On July 18, 2013, the City of Detroit (the “City”), acting through its Emergency Manager appointed under Michigan’s “Local Government and School District Fiscal Accountability Act” (MCL §§ 141.1501, et seq.), filed a petition under Chapter 9 of the Federal Bankruptcy Code (the “Bankruptcy Code”). The filing of this petition was the culmination of a series of events beginning on Dec. 6, 2011, when the Michigan Department of Treasury began a preliminary review of the City’s financial condition pursuant to the provisions of a predecessor Emergency Manager statute.
The history of this process is tortuous and resulted in the State of Michigan appointing an Emergency Manager to take over the reins of city government from the Mayor of Detroit and its Common Council with the goal of restructuring the disastrous and scrambled financial condition of the City. On March 1, 2013, the Governor of the State of Michigan, acting in accordance with the provisions of applicable state law, had announced that a “financial emergency” existed in the City of Detroit. Fifteen days later, the State’s Local Emergency Financial Assistance Loan Board appointed Kevyn Orr, then a partner in the international law firm of Jones Day, as the Emergency Manager for Detroit and on March 25, 2013, Orr took office.
During the month of June, 2013, Orr held a series of meetings with various creditor groups including representatives of various pension systems, retiree associations, unions, bond insurers, and the like and presented them with a proposal for an out-of-court restructuring of the City’s huge and unsustainable debt. During these meetings, Orr outlined to the attendees the depth of the city’s financial problems and sketched an outline of a possible financial restructuring of those debts which would involve deep discounts on creditors’ claims. In early July, two separate lawsuits were commenced against the Governor and Treasurer of the State of Michigan in Michigan state court requesting (i) a declaratory judgment that Michigan’s Emergency Financial Manager law was unconstitutional; and (ii) an injunction prohibiting the defendants from authorizing the filing of a petition under Chapter 9 of the Bankruptcy Code in which vested pension benefits might be impaired. Against the backdrop of this litigation, the Governor authorized the City of Detroit, acting through its Emergency Financial Manager, Kevyn Orr, to file a Chapter 9 petition seeking to adjust the municipality’s debts with no limitations on the ability of the City to restructure pension indebtedness. This Chapter 9 petition was filed with the bankruptcy court clerk in Detroit on July 18, 2013, at 4:06 p.m., just minutes before the state court conducted hearings in the two cases seeking to enjoin such a Chapter 9 filing. Notwithstanding this filing, the state court entered an order granting the request for an injunction against the governor and declaring the Emergency Financial Manager Act to be unconstitutional “to the extent that it permits the Governor of Michigan to authorize an emergency manager to proceed under Chapter 9 in any manner which threatens to diminish or impair accrued pension benefits.”
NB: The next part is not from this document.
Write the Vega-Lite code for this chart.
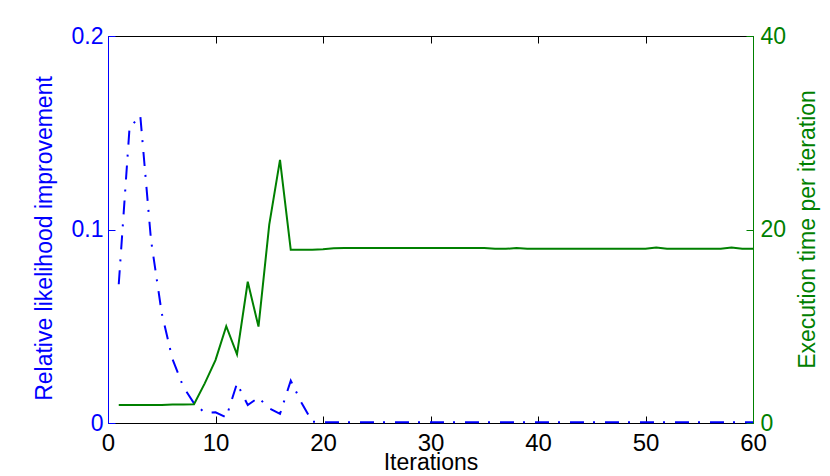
{
  "$schema": "https://vega.github.io/schema/vega-lite/v6.json",
  "width": 645,
  "height": 387,
  "autosize": {"type": "none"},
  "padding": {"left": 108, "top": 36, "right": 77, "bottom": 53},
  "background": "white",
  "config": {
    "view": {"stroke": null},
    "axis": {"grid": false, "labelFont": "Liberation Sans", "titleFont": "Liberation Sans", "titleFontWeight": "normal", "domainWidth": 1, "tickWidth": 1}
  },
  "data": {
    "values": [
      {"i": 1, "rel": 0.0717, "time": 1.85},
      {"i": 2, "rel": 0.1523, "time": 1.85},
      {"i": 3, "rel": 0.159, "time": 1.86},
      {"i": 4, "rel": 0.0946, "time": 1.87},
      {"i": 5, "rel": 0.0567, "time": 1.87},
      {"i": 6, "rel": 0.033, "time": 1.9},
      {"i": 7, "rel": 0.0188, "time": 1.9},
      {"i": 8, "rel": 0.0102, "time": 1.93},
      {"i": 9, "rel": 0.0053, "time": 4.1},
      {"i": 10, "rel": 0.0055, "time": 6.5},
      {"i": 11, "rel": 0.0029, "time": 10.0},
      {"i": 12, "rel": 0.0205, "time": 7.1},
      {"i": 13, "rel": 0.0093, "time": 14.6},
      {"i": 14, "rel": 0.0131, "time": 9.96},
      {"i": 15, "rel": 0.0076, "time": 20.5},
      {"i": 16, "rel": 0.0047, "time": 27.2},
      {"i": 17, "rel": 0.0219, "time": 17.9},
      {"i": 18, "rel": 0.0105, "time": 17.9},
      {"i": 19, "rel": 0.0007, "time": 17.9},
      {"i": 20, "rel": 0.0004, "time": 17.95},
      {"i": 21, "rel": 0.0004, "time": 18.05},
      {"i": 22, "rel": 0.0004, "time": 18.1},
      {"i": 23, "rel": 0.0004, "time": 18.1},
      {"i": 24, "rel": 0.0004, "time": 18.1},
      {"i": 25, "rel": 0.0004, "time": 18.1},
      {"i": 26, "rel": 0.0004, "time": 18.1},
      {"i": 27, "rel": 0.0004, "time": 18.1},
      {"i": 28, "rel": 0.0004, "time": 18.1},
      {"i": 29, "rel": 0.0004, "time": 18.1},
      {"i": 30, "rel": 0.0004, "time": 18.1},
      {"i": 31, "rel": 0.0004, "time": 18.1},
      {"i": 32, "rel": 0.0004, "time": 18.1},
      {"i": 33, "rel": 0.0004, "time": 18.1},
      {"i": 34, "rel": 0.0004, "time": 18.1},
      {"i": 35, "rel": 0.0004, "time": 18.1},
      {"i": 36, "rel": 0.0004, "time": 18.0},
      {"i": 37, "rel": 0.0004, "time": 18.0},
      {"i": 38, "rel": 0.0004, "time": 18.1},
      {"i": 39, "rel": 0.0004, "time": 18.0},
      {"i": 40, "rel": 0.0004, "time": 18.0},
      {"i": 41, "rel": 0.0004, "time": 18.0},
      {"i": 42, "rel": 0.0004, "time": 18.0},
      {"i": 43, "rel": 0.0004, "time": 18.0},
      {"i": 44, "rel": 0.0004, "time": 18.0},
      {"i": 45, "rel": 0.0004, "time": 18.0},
      {"i": 46, "rel": 0.0004, "time": 18.0},
      {"i": 47, "rel": 0.0004, "time": 18.0},
      {"i": 48, "rel": 0.0004, "time": 18.0},
      {"i": 49, "rel": 0.0004, "time": 18.0},
      {"i": 50, "rel": 0.0004, "time": 18.0},
      {"i": 51, "rel": 0.0004, "time": 18.15},
      {"i": 52, "rel": 0.0004, "time": 18.0},
      {"i": 53, "rel": 0.0004, "time": 18.0},
      {"i": 54, "rel": 0.0004, "time": 18.0},
      {"i": 55, "rel": 0.0004, "time": 18.0},
      {"i": 56, "rel": 0.0004, "time": 18.0},
      {"i": 57, "rel": 0.0004, "time": 18.0},
      {"i": 58, "rel": 0.0004, "time": 18.15},
      {"i": 59, "rel": 0.0004, "time": 18.0},
      {"i": 60, "rel": 0.0004, "time": 18.0}
    ]
  },
  "layer": [
    {
      "mark": {"type": "line", "color": "#0000ff", "strokeWidth": 2, "strokeDash": [14, 9, 2, 10]},
      "encoding": {
        "x": {
          "field": "i", "type": "quantitative",
          "scale": {"domain": [0, 60], "nice": false, "zero": false},
          "axis": {
            "orient": "bottom", "values": [0, 10, 20, 30, 40, 50, 60],
            "domainColor": "black", "tickColor": "black", "tickSize": -7,
            "labelColor": "black", "labelFontSize": 24, "labelPadding": 15, "labelFlush": false,
            "title": "Iterations", "titleColor": "black", "titleFontSize": 23,
            "titleY": 39, "titleBaseline": "middle"
          }
        },
        "y": {
          "field": "rel", "type": "quantitative",
          "scale": {"domain": [0, 0.2], "nice": false},
          "axis": {
            "orient": "left", "values": [0, 0.1, 0.2], "format": "~f",
            "domainColor": "#0000ff", "tickColor": "#0000ff", "tickSize": -7,
            "labelColor": "#0000ff", "labelFontSize": 23, "labelPadding": 12,
            "title": "Relative likelihood improvement", "titleColor": "#0000ff", "titleFontSize": 23,
            "titleAngle": 270, "titleX": -64, "titleY": 202, "titleBaseline": "middle", "titleAlign": "center"
          }
        }
      }
    },
    {
      "mark": {"type": "line", "color": "#008000", "strokeWidth": 2},
      "encoding": {
        "x": {
          "field": "i", "type": "quantitative",
          "axis": {
            "orient": "top", "values": [0, 10, 20, 30, 40, 50, 60],
            "domainColor": "black", "tickColor": "black", "tickSize": -7,
            "labels": false, "title": null
          }
        },
        "y": {
          "field": "time", "type": "quantitative",
          "scale": {"domain": [0, 40], "nice": false},
          "axis": {
            "orient": "right", "values": [0, 20, 40],
            "domainColor": "#008000", "tickColor": "#008000", "tickSize": -7,
            "labelColor": "#008000", "labelFontSize": 23, "labelPadding": 14,
            "title": "Execution time per iteration", "titleColor": "#008000", "titleFontSize": 23,
            "titleAngle": 270, "titleX": 54, "titleY": 193, "titleBaseline": "middle", "titleAlign": "center"
          }
        }
      }
    }
  ],
  "resolve": {"scale": {"y": "independent"}, "axis": {"x": "independent"}}
}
II. THE CHAPTER 9 CASE GATHERS STEAM
Notwithstanding this order entered by the state court, Detroit’s Chapter 9 case proceeded in the United States Bankruptcy Court for the Eastern District of Michigan under the auspices of Bankruptcy Judge Steven W. Rhodes. In voluntary cases under Chapter 9 of the Bankruptcy Code, an “order for relief” under that chapter is not entered immediately upon the filing of the petition as in cases under Chapter 11, which prescribes reorganization procedures for entities other than municipalities. Immediately upon the filing of a voluntary Chapter 9 petition with a bankruptcy court clerk, an automatic stay (i.e., an injunction) against the commencement and prosecution of collection actions and other creditor enforcement actions is imposed by operation of law. 11 U.S.C. §§ 362, 922. The automatic stay provisions of section 922(a)(1), unlike the stay applicable in Chapter 11 cases, applies to protect certain third parties—this subsection prohibits the “commencement or continuation, including the commencement or employment of process, of a judicial, administrative or other action against an officer or inhabitant of the debtor that seeks to enforce a claim against the debtor.” (Emphasis supplied.)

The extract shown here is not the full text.